Lot Archive
Three: Lieutenant Colonel T. B. Fanshawe, 33rd (The Duke of Wellington’s) Regiment of Foot, who gave a remarkable eyewitness account of the ‘frightful’ annihilation of British forces at the Storming of the Grand Redan on 18 June 1855
Crimea 1854-56, 1 clasp, Sebastopol (I B. Fanshawe. Captn. 33rd. Regt. 1855) contemporarily engraved naming; Abyssinia 1867 (Major T. B. Fanshawe 3rd. D.W. Regt.); Turkish Crimea 1855, British issue (J. B. Fanshawe. Captn. 33rd. Regt. 1855.) contemporarily engraved naming, fitted with loop and small ring suspension, contact marks and wear to naming of first, good fine and better (3) £500-£700
Thomas Basil Fanshawe was born in Dagenham, Essex, on 3 December 1829. Appointed to a commission in the 33rd Regiment of Foot on 14 April 1846, he served in the Crimea from June 1855 and was present at the Siege of Sebastopol and the Assault on the Redan. Going in at first light on 18 June 1855, the attack proved a disaster. Fully alerted by the ineffectual artillery overture, and heartened by their repulse of the French, the Russians were ready to do likewise with the British, their storm of grapeshot and musketry devastating the men struggling up the slope to the glacis, broken by shell-holes, trenches and old gravel-pits. Within minutes the formed platoons and companies disintegrated into scattered, disordered parties, easily shot down.

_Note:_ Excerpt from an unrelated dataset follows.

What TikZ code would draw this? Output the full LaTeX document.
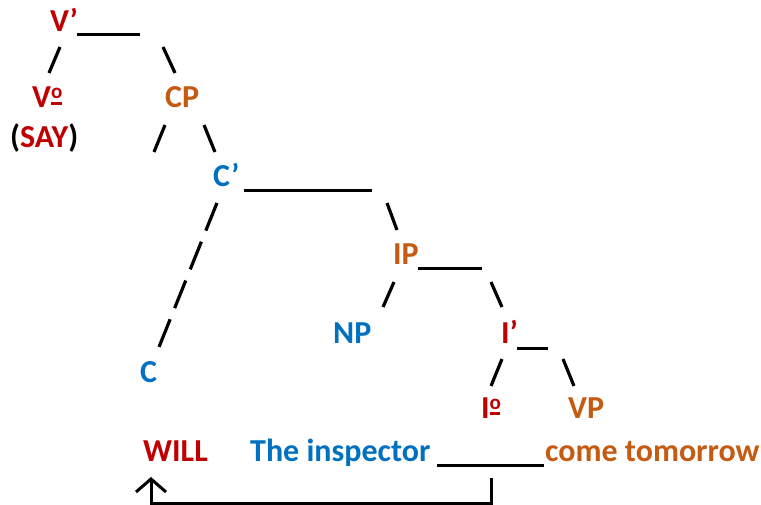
\documentclass[tikz,border=0pt]{standalone}
\usepackage{fontspec}
\setmainfont{Carlito}
\usetikzlibrary{arrows.meta}
\definecolor{tred}{HTML}{C00000}
\definecolor{torange}{HTML}{C55A11}
\definecolor{tblue}{HTML}{0070C0}
\newcommand{\ordm}{\makebox[0pt][l]{\rule[3pt]{10.5pt}{2.8pt}}%
  \raisebox{9pt}{\fontsize{21}{21}\selectfont o}}

\begin{document}
\begin{tikzpicture}[x=1pt, y=-1pt,
    lab/.style={anchor=base west, inner sep=0pt, font=\fontsize{32}{38}\selectfont\bfseries},
    branch/.style={line width=3.2pt},
    rule/.style={line width=3pt},
    move/.style={line width=3pt, -{Straight Barb[length=13pt, width=30pt]}}]
\useasboundingbox (0,0) rectangle (761,505);

\node[lab, tred] (vbar) at (50, 32) {V’};
\node[lab, tred] (v0) at (32, 108) {V\ordm};
\node[lab] (say) at (10, 148) {(\textcolor{tred}{SAY})};
\node[lab, torange] (cp) at (165, 108) {CP};
\node[lab, tblue] (cbar) at (213, 187) {C’};
\node[lab, tblue] (c) at (140, 382) {C};
\node[lab, torange] (ip) at (393, 265) {IP};
\node[lab, tblue] (np) at (333, 343) {NP};
\node[lab, tred] (ibar) at (501, 343) {I’};
\node[lab, tred] (i0) at (481, 418) {I\ordm};
\node[lab, torange] (vp) at (568, 418) {VP};
\node[lab, tred] (will) at (143, 461) {WILL};
\node[lab, tblue] (insp) at (250, 461) {The inspector};
\node[lab, torange] (come) at (545, 461) {come tomorrow};
\coordinate (trace) at (437, 465);
\coordinate (gap) at (491, 478);
\coordinate (up) at (151, 477);

\draw[branch, shorten <=16.3pt, shorten >=38pt]
    ([xshift=16.3pt]vbar.base west) -- ([xshift=2.2pt]v0.base west);
\draw[branch, shorten <=16.5pt, shorten >=38.5pt]
    ([xshift=106.1pt]vbar.base west) -- ([xshift=26.2pt]cp.base west);
\draw[branch] (cp.base west) ++(0,17) -- ++(-11,27);
\draw[branch, shorten <=18.4pt, shorten >=37.8pt]
    ([xshift=32.1pt]cp.base west) -- ([xshift=16.2pt]cbar.base west);
\draw[branch, dash pattern=on 29.8pt off 12pt, shorten <=17.2pt, shorten >=37.7pt]
    ([xshift=10.4pt]cbar.base west) -- ([xshift=4.9pt]c.base west);
\draw[branch, shorten <=17.1pt, shorten >=37.3pt]
    ([xshift=168.1pt]cbar.base west) -- ([xshift=16.9pt]ip.base west);
\draw[branch, shorten <=18.6pt, shorten >=39.3pt]
    ([xshift=8.5pt]ip.base west) -- ([xshift=34.2pt]np.base west);
\draw[branch, shorten <=18.6pt, shorten >=39.3pt]
    ([xshift=90.5pt]ip.base west) -- ([xshift=16.8pt]ibar.base west);
\draw[branch, shorten <=17.3pt, shorten >=34.6pt]
    ([xshift=7.5pt]ibar.base west) -- ([xshift=-3pt]i0.base west);
\draw[branch, shorten <=17.3pt, shorten >=34.6pt]
    ([xshift=55.5pt]ibar.base west) -- ([xshift=19pt]vp.base west);

\draw[rule] (vbar.base west) ++(27,2.5) -- ++(63,0);
\draw[rule] (cbar.base west) ++(31,4) -- ++(128,0);
\draw[rule] (ip.base west) ++(25,4) -- ++(64,0);
\draw[rule] (ibar.base west) ++(16,5) -- ++(31,0);
\draw[rule] (trace) -- ++(107,0);
\draw[move] (gap) -- ++(0,25) -| (up);
\end{tikzpicture}
\end{document}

Fanshawe later described these events in a letter home to his parents - believed to be the only firsthand account of the Regiment’s sufferings that morning:
‘We had to cross, on leaving the trenches, 150 yards of open ground, exposed to a very heavy fire of grape-shot from the enemy. Our loss, I regret to say, was very considerable, having had 50 men killed and wounded. Lieut-Colonel Johnstone has lost his left arm, Mundy is hit in the leg with a bullet, Bennett I am sorry to say is killed; Quayle shot in the elbow and arm. Wickham is so hit in the foot that he is likely to be disabled for some time to come... I have had a bruise on the shoulder which has made it stiff... The loss our Division has sustained is frightful. The Rifle Brigade (2nd Brigade) are almost annihilated! Out of 130 men, 35 only survive. The 23rd nearly cease to exist!...’
Fanshawe remarkably survived the Crimean War and went on to serve as second in command of a wing of the regiment with the Okamundel Field Force at the Siege of Dwarka in 1859. Raised Major in April 1865, he was present at the storming and capture of Magdala in April 1868, before being appointed Lieutenant Colonel in September 1873 and retired to pension on 2 March 1878.
Sold with copied Army Service Record and extracts from The History of the Duke of Wellington’s Regiment where Fanshawe receives a number of mentions.